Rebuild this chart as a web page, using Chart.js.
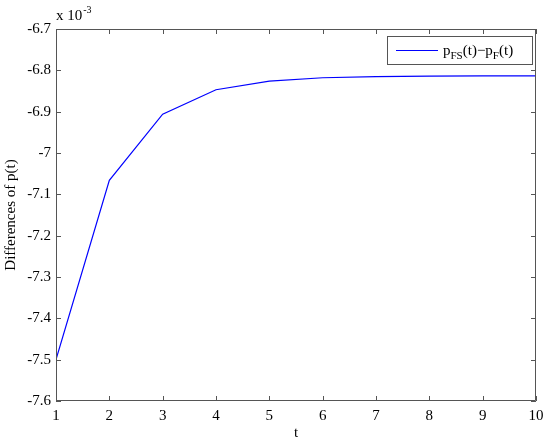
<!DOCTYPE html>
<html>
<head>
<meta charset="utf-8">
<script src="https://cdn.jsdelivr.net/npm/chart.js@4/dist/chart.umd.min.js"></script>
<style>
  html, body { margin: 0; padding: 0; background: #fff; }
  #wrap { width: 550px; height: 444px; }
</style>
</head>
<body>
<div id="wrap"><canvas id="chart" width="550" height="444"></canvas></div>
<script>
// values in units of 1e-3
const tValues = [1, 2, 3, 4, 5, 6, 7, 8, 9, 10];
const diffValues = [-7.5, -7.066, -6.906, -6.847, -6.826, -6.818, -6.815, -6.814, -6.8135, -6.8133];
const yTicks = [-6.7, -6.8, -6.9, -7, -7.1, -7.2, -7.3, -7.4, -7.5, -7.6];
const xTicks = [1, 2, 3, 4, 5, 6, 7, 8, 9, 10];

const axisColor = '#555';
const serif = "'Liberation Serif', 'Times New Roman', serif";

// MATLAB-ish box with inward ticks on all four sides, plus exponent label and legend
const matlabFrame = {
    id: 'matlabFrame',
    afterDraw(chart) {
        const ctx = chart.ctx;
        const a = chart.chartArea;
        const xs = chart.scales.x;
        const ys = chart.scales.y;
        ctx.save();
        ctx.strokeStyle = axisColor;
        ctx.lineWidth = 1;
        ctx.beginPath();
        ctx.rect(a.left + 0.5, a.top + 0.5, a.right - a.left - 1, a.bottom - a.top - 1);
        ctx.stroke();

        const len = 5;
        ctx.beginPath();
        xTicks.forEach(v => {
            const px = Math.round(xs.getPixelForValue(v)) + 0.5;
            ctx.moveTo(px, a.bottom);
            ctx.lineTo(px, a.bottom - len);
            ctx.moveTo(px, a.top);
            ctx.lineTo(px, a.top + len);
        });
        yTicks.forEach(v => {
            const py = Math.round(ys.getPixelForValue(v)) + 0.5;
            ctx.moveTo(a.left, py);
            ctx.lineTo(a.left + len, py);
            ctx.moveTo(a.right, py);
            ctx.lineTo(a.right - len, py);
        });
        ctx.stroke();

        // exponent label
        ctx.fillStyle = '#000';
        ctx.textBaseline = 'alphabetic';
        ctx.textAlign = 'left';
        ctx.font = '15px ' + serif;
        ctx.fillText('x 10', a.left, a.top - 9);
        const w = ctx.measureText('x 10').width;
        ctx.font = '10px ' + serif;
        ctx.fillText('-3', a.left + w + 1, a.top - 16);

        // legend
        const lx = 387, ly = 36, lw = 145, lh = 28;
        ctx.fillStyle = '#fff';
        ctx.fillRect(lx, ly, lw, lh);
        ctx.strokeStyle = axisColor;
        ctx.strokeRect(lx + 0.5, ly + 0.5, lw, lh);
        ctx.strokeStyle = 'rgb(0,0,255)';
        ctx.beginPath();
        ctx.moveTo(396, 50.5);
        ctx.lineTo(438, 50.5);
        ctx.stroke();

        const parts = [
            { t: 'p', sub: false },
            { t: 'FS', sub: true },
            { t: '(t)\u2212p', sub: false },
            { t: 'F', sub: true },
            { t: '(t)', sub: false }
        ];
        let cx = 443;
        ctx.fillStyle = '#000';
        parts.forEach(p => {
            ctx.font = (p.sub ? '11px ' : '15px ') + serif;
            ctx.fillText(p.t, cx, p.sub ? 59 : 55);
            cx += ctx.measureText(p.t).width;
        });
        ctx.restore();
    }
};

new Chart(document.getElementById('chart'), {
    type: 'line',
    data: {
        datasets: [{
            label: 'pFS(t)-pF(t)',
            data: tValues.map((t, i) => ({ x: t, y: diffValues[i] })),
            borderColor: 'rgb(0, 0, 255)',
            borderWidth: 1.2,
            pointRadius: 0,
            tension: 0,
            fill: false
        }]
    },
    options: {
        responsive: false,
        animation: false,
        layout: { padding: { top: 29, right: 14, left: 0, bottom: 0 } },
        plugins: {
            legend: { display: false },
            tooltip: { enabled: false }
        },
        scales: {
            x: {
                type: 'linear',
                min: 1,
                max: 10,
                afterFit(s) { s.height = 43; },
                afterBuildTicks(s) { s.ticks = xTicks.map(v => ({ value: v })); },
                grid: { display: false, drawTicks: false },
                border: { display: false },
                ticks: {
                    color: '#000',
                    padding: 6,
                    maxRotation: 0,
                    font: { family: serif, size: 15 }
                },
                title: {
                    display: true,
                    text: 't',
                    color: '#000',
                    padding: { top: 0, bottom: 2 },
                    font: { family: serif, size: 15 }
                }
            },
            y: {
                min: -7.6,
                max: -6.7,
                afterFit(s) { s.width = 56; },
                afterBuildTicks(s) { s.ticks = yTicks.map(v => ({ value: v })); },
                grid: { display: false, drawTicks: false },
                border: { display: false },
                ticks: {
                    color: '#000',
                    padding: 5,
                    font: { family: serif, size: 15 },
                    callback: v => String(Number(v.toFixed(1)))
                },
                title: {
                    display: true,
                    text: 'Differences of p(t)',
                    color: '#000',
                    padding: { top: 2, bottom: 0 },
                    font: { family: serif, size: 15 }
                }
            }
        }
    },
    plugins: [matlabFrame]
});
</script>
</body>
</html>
--
EXERCISE REQUIREMENTS
Only the number is needed: state how many lines in the listing contain "chart".

WRITTEN RESPONSE
9